The housing market turned a corner in 2012. Total starts, both single and multi-family, totaled 781,000, nearly a 30 percent increase from 2011. “This is the highest level of housing starts we’ve seen since June 2008,” says Miller. “Our industry readily embraces technological innovation and while mature, we are far from a dying industry as some have claimed.”
While the urban tree canopy is quite different from a national forest, Dennis “Whitey” Lueck has seen it all. Lueck is an instructor in the UO’s Landscape Architecture department and regularly leads campus tree tours. He has a master’s degree in botany and forest ecology from OSU. “It’s amazing the positive changes that have occurred over the past decade or two,” he notes.

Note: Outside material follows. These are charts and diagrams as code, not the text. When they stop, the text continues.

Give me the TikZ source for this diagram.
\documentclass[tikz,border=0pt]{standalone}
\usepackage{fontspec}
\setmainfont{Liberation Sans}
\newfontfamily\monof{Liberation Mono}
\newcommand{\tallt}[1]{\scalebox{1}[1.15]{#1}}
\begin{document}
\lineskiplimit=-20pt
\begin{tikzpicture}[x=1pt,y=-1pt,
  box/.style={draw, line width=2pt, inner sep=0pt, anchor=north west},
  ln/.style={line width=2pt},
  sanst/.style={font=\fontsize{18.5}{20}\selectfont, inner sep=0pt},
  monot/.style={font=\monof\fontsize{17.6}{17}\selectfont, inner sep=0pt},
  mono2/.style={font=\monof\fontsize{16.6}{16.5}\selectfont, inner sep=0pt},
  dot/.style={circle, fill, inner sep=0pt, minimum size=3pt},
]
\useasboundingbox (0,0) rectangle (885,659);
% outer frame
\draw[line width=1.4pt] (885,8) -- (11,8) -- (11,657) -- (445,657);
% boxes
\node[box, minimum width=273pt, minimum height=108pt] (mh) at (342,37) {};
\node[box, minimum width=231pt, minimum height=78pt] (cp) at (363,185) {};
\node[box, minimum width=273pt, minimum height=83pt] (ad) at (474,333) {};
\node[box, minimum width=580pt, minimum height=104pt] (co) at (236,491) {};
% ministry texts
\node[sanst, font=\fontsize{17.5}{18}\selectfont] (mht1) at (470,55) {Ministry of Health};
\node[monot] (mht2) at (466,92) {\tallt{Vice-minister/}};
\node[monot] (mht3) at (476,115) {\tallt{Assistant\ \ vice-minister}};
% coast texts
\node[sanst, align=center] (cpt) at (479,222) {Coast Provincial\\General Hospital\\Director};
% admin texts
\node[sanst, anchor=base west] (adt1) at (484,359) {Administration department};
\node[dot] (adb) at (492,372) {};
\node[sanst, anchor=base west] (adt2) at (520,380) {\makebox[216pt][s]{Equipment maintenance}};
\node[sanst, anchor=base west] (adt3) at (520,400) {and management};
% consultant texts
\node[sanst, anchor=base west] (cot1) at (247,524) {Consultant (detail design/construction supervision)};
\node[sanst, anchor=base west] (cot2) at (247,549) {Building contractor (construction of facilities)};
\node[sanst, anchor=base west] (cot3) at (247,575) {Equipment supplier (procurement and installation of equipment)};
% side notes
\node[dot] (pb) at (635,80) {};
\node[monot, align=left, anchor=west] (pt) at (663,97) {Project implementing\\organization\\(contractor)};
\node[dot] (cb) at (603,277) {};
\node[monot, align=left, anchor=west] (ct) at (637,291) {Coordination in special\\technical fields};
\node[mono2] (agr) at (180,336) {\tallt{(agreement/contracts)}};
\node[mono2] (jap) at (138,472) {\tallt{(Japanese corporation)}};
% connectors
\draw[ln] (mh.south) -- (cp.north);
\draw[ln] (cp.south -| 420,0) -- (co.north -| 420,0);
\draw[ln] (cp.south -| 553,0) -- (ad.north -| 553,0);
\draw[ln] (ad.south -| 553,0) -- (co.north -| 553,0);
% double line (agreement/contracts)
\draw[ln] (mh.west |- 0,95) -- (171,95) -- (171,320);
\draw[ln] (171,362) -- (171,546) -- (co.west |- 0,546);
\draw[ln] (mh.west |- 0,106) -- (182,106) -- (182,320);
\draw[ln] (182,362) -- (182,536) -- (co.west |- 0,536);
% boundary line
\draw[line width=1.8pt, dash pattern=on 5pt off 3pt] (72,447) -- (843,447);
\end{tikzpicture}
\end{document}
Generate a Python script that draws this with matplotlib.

Lueck repeatedly finds himself “straddling the fence” of the tree issue. “I’m a forest ecologist but I’m not anti-logging,” he says. Cutting down trees is not entirely different from cutting down a field of wheat. “Tree farmers are not growing wheat or cabbages or filberts but they’re growing trees,” he says. “I acknowledge that it’s visually upsetting. But I’ve lived long enough to see what happens on a given parcel of land and how quickly it comes back.”
When Lueck was just getting started in his forestry career, he says he found the site of clearcutting repulsive. “But now I can go back to places I saw cut 20 years ago and see all these young trees,” he says. “It’s gotten so much better over the past 20 years, and I have every reason to believe that it will continue to get better.”